There are only seven values of $n \equiv 3 \bmod 4$ such that $\mathcal{O}_{\mathbb{Q}(\sqrt{-n})}$ is a UFD: $3, 7, 11, 19, 43, 67, 163$. Together with $1$ and $2$, these are the nine values of $n$ corresponding to imaginary quadratic rings with unique factorization. Carl Friedrich Gauss knew these numbers, but Heegner and Stark are the ones who proved there are no others. (Real quadratic rings, that's a different story).
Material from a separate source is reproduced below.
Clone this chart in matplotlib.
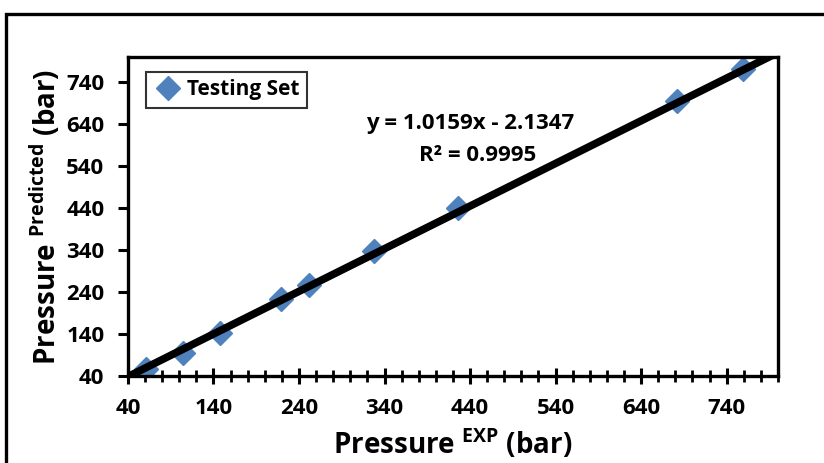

I have to admit I'm still a novice at this subject, for up to a few months ago I was quite unaware of the existence of $\sqrt{-1}$ and I still find the concept somewhat unreal and hard to believe, no pun intended. I may have made some tiny mistakes which others will greatly magnify.